3): peter is the centre of my dream. i badly want to have sex with him. i notice that his skin seems almost to glow with some kind of concentrated sexual essence that reminds me of youth and all of the diversity in life, and i am fascinated by it. i want to touch his skin. it's like i sense that by touching it the barriers will dissolve and i will realize that i am already under his skin, moving through him, producing the glow and warmth that attracts me. i am not sure, but i think that my skin might appear the same to him, only he doesn't want me to know. i *can* sense that he wants to touch me. my sister is in the dream, and so is another woman who might be a lesbian. my sister is half- undressed, and the other woman is perhaps completely naked or close to it and they are both trying, perhaps only subconsciously, to draw peter's attention to their vaginas. they both seem somewhat vulnerable and unsure of themselves, in different ways. i can see them both being attractive to peter in different ways. i do not feel insecure, jealous or sentimental. i know that peter would fuck anything he had a chance at, but i do not care. at this moment, i just want him to fuck ME, and i feel frustrated that he is making me wait.
i was feeling overwhelmed by sexual feelings, until i discussed what i was feeling with gk. i suppose there is some truth to the idea that an obsession can't take hold and grow if it's brought out into the light and examined, especially when examination shows that it's not based on much of anything. is it that gk has enough background information about me that it doesn't make him feel bad or jealous to hear these things? he says that it's almost like he feels relieved when i do share these things with him. he also says he's always known and maybe just accepts that one day i will leave him for an obsessive love or to kill myself, the latter seeming much more realistic to him. maybe the way i explain things does make it clear about why i am as i am, and why i seem to want the things i want. i think he feels sympathy for all of the torture i go through, and feels it would only be unfair to get angry at me. while i see his point, i don't think that what *he* goes through should be dismissed as unimportant just because i draw attention to my own sufferings so dramatically. i already think i've put him through so much that will catch up one day, and eventually, he will know he's had enough, and his survival instinct will lead him back to life.
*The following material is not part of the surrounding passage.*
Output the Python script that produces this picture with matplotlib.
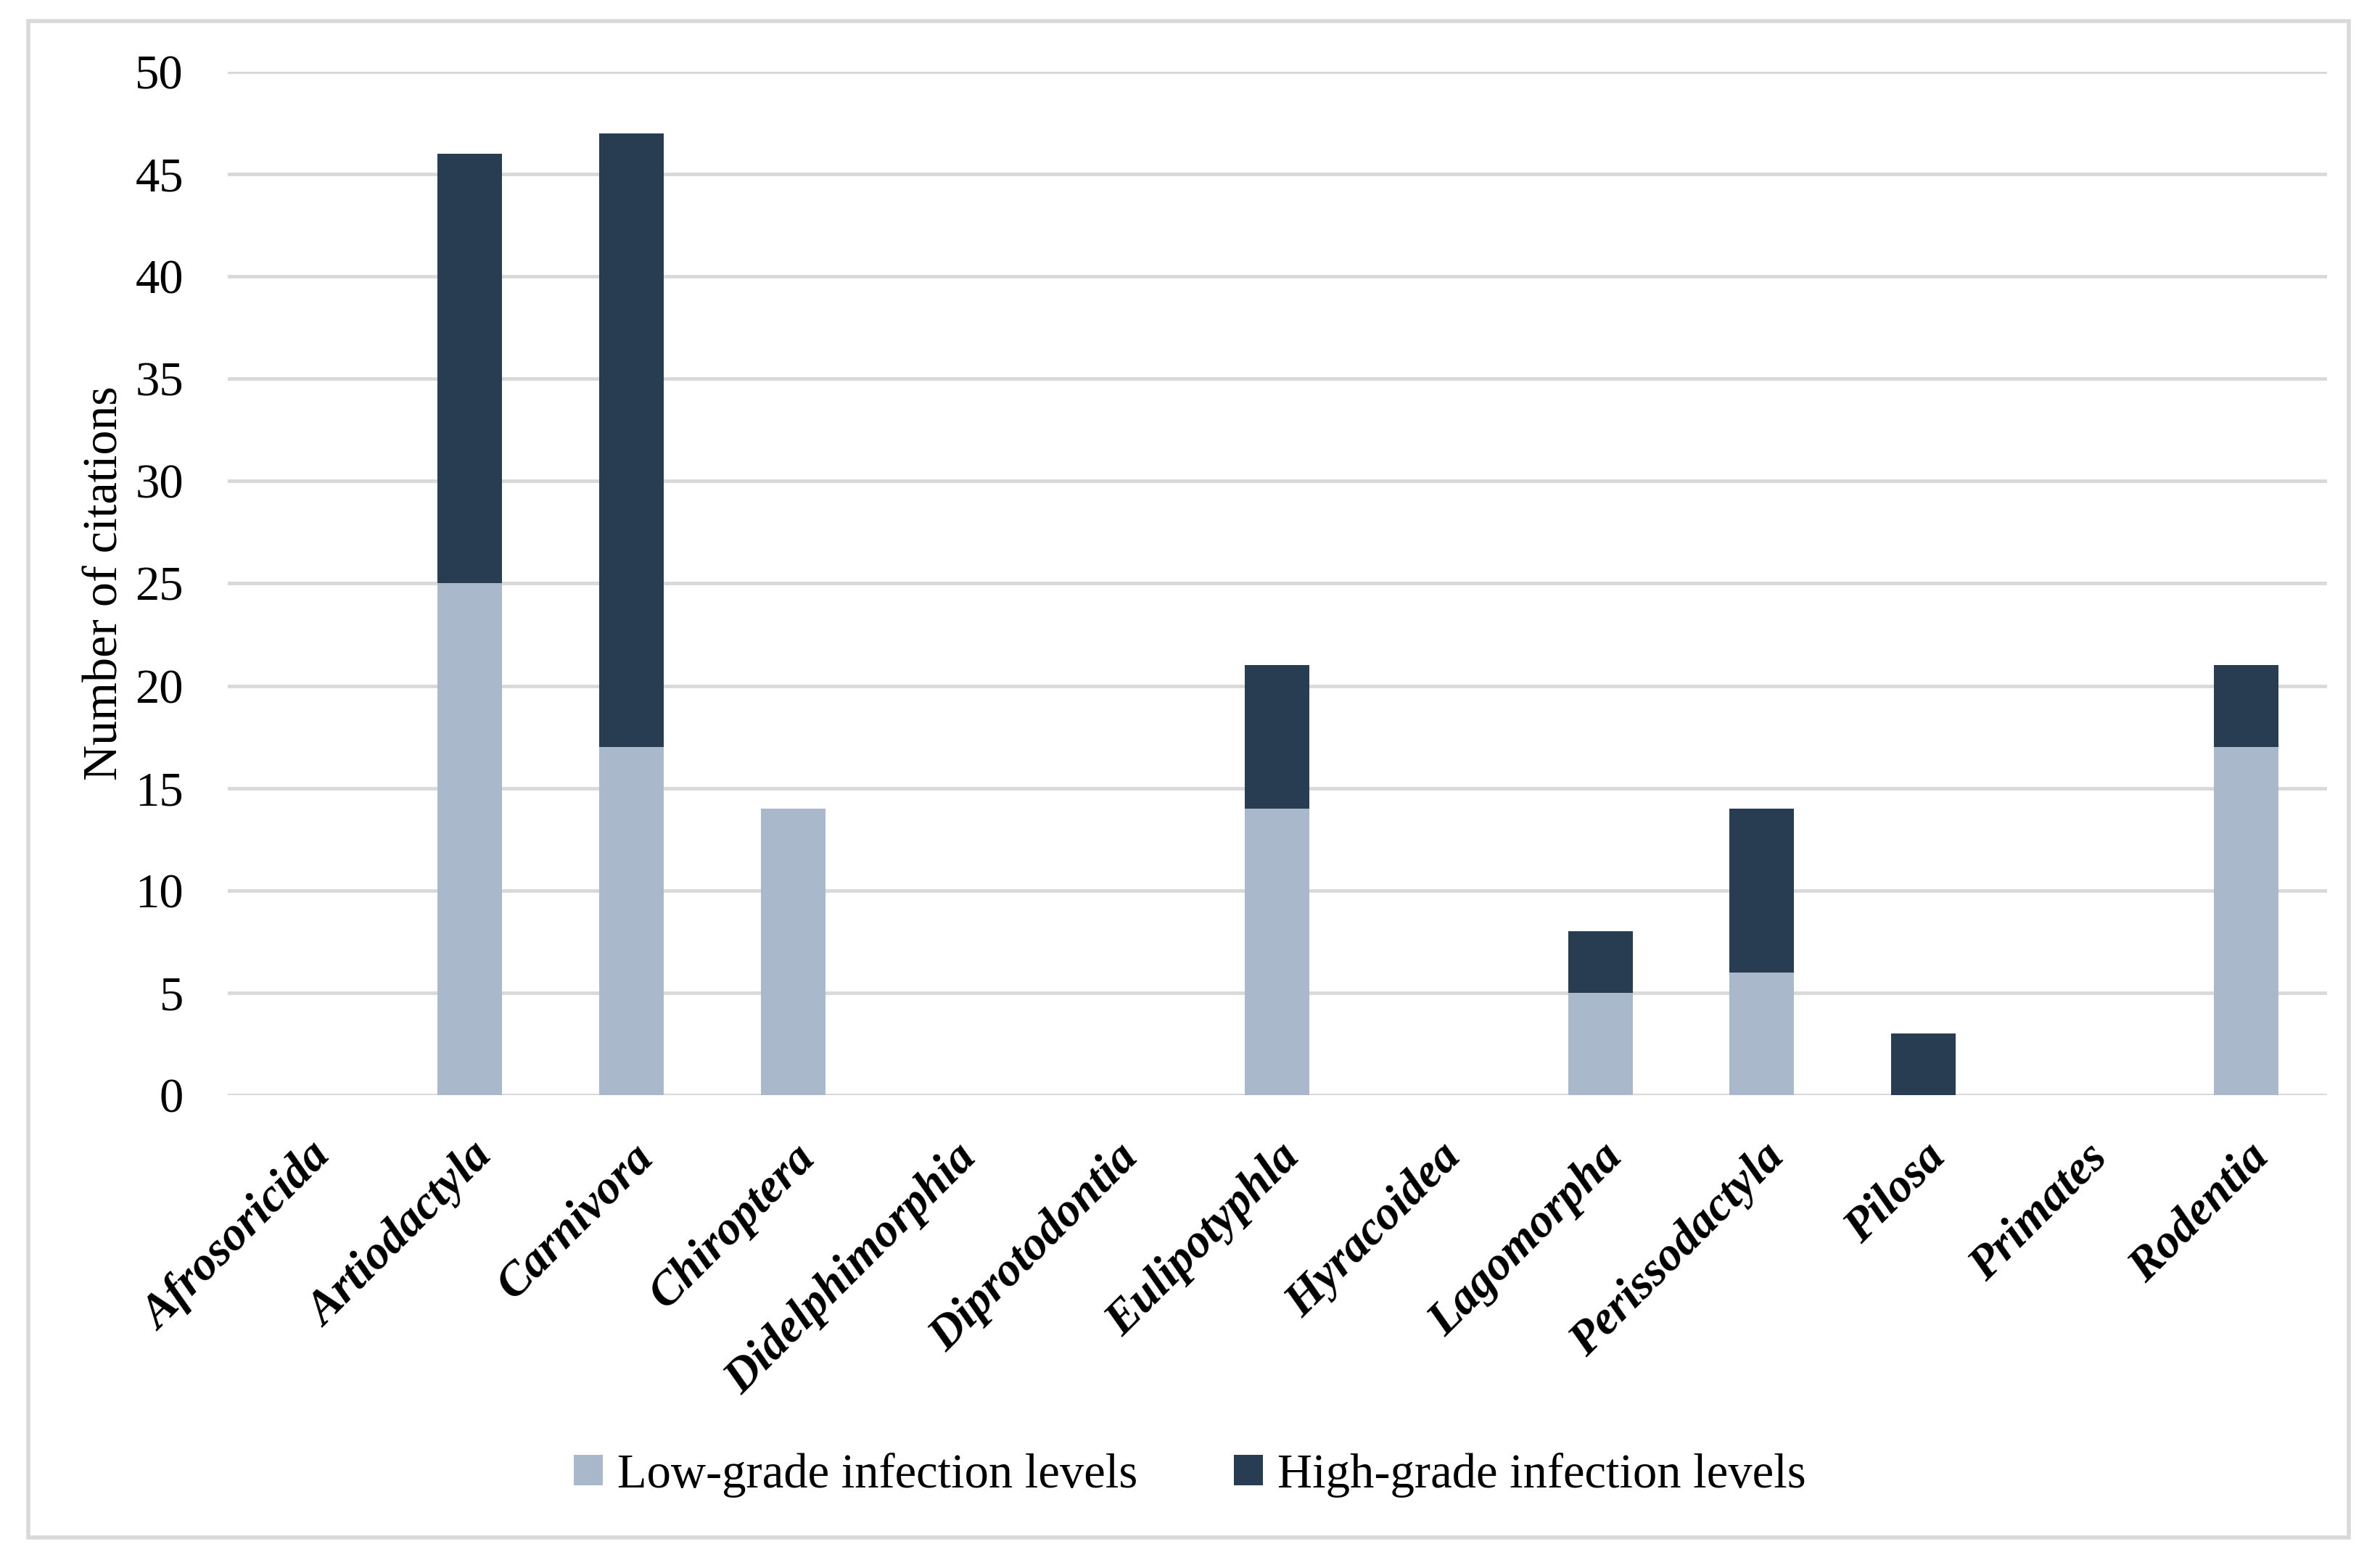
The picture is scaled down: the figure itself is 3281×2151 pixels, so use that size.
import matplotlib
matplotlib.use("Agg")
import matplotlib.pyplot as plt
from matplotlib.patches import Rectangle
import numpy as np

categories = ["Afrosoricida", "Artiodactyla", "Carnivora", "Chiroptera", "Didelphimorphia",
              "Diprotodontia", "Eulipotyphla", "Hyracoidea", "Lagomorpha", "Perissodactyla",
              "Pilosa", "Primates", "Rodentia"]
low_grade = [0, 25, 17, 14, 0, 0, 14, 0, 5, 6, 0, 0, 17]
high_grade = [0, 21, 30, 0, 0, 0, 7, 0, 3, 8, 3, 0, 4]
y_ticks = [0, 5, 10, 15, 20, 25, 30, 35, 40, 45, 50]

LOW_C = "#A9B9CB"
HIGH_C = "#293D52"
GRID_C = "#D9D9D9"

plt.rcParams['font.family'] = ['Liberation Serif', 'DejaVu Serif']

fig = plt.figure(figsize=(32.81, 21.51), dpi=100)
ax = fig.add_axes([0.0957, 0.298, 0.882, 0.656])

x = np.arange(len(categories))
ax.bar(x, low_grade, width=0.4, color=LOW_C, label="Low-grade infection levels", zorder=3)
ax.bar(x, high_grade, width=0.4, bottom=low_grade, color=HIGH_C,
       label="High-grade infection levels", zorder=3)

ax.set_xlim(-0.5, len(categories) - 0.5)
ax.set_ylim(0, 50)
ax.set_yticks(y_ticks)
ax.set_yticklabels([str(v) for v in y_ticks], fontsize=48)
ax.yaxis.grid(True, color=GRID_C, linewidth=3.5, zorder=0)
ax.set_axisbelow(True)
for s in ["top", "right", "left", "bottom"]:
    ax.spines[s].set_visible(False)
ax.axhline(0, color=GRID_C, linewidth=3.5, zorder=2)
ax.tick_params(axis='y', length=0, pad=44)
ax.tick_params(axis='x', length=0, pad=40)

ax.set_xticks(x)
ax.set_xticklabels(categories, rotation=45, ha='right', va='top', rotation_mode='anchor',
                   fontsize=47, fontweight='bold', fontstyle='italic')

ax.set_ylabel("Number of citations", fontsize=49, labelpad=8)

leg = fig.legend(loc='center', bbox_to_anchor=(0.5, 0.0545), ncol=2, frameon=False,
                 fontsize=48, handlelength=0.6, handleheight=0.6, handletextpad=0.3,
                 columnspacing=2.0)

fig.patches.append(Rectangle((0.012, 0.0146), 0.975, 0.972, transform=fig.transFigure,
                             fill=False, edgecolor=GRID_C, linewidth=4))

fig.savefig("out.png", dpi=100, facecolor="white")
i'm still floundering, and i'm trying to find a way through it. these chaotic feelings are a distraction. i *think* they're occurring because i'm a bit 'starved' at the moment, but if i resort to old patterns and find someone to give me the feedback and excitement i'm craving, i think too much of my creative energy is going to go into that. i'm not sure, but i think somehow i have to figure out a way to fill the hole myself, or patch it temporarily, channel everything into creativity, realize that this is not a problem that is going to go away, but that maybe i can put it on hold for now. does that seem realistic?
when i'm sexually obsessed, day and night my whole body feels weak and feverish, and i have the feeling that the slightest touch from the object of my obsession would result in uncontrollable convulsions and frightening animal sounds and possibly worse. it's like i'm incapacitated with desire. i don't want to do anything but think of the person, and i loop the thoughts over and over, the ones that produce the most intense sensations. this is the only way i seem able to link sexual and emotional responses in a way that seems close to what i want. my idea has always been that if the person was obsessed with me in a similar way, if i wasn't anxious or insecure, and if there was natural chemistry on various levels, there would be the possibility of finding out what it would be like to live my responses out in real life, that when i finally had contact with such a person, i would get to experience what i've always vaguely imagined is possible for me.
except it doesn't seem very realistic to me.
anyway. after talking to gk, i have conflicting feelings, which are adding to the chaos. i feel deflated and depressed in relation to my delusions, although relieved that i am accepted and wanted by gk in spite of how monstrously self-absorbed i am. i *am* emotionally bonded to him in some way, and this is evident when we talk, and it's evident in a lot that we do together. but it seems likely to me that it could slip away in an instant, or that i'm already allowing it to slip away, in part by posting diary entries like this, and maybe it will only *seem* sudden when it happens. on the other hand, i can't hide who i am, and maybe it's inevitable that i will drive even him away.
i'm struggling to figure out how to pick myself up and not dwell on any of this. it can't be forced. it's like i have to work through it so painfully slowly. ok, so maybe no one is currently obsessed with me. maybe no one will ever be. and maybe no one will ever be able to hold onto any kind of positive feelings for me for long. i vaguely remember having some sort of creative goals? and even just recently it didn't seem to be an issue to me that no one was obsessed with me? and i seemed willing to just see what gk and i could get out of life together for now? can we somehow get back to that kind of a state? it takes so much energy to focus on what i think i want, especially when the ground beneath my feet keeps shifting. it's hard to think of anything as important. or when there's a sudden shift and you suddenly see all you're hiding from yourself (or all you're putting on hold), all that lies in wait..
i think it's worth it to me to try to deal with all of this, to try to find some way of processing the chaos without destroying everything. as much as i find myself tempted to fall into old patterns of coping, and as much as i feel myself tempted to see just how destructive i can be, maybe it can all wait a bit? maybe i can try to focus my energy for a little longer, and then if i want to break down, or court rejection or be as destructive as i want, i can just let it all fly? arghh. the thing is, i know how to think it out rationally, but i don't feel like i really have control. i feel scared, and i don't know what will help.
it's like i just want to break down babbling please help me please help me, or i just want someone to love me, or something similar. i don't want to give any more time or energy to this chaos, but i'm feeling crushed under it all, and i don't know how to come up with the necessary motivation to get myself out from under it. i'm *really* trying. but so many times, i've just let it all go, all the effort. if i could find the motivation to continue on this time, it would be different from the other times. maybe not completely different, because i think i've put in massive efforts before and seen them through to completion. i don't expect that this time i will come up with something noticeably 'better', but i think i've got a clearer goal this time, one more related to who i think i am.
i think i'm at some kind of critical point.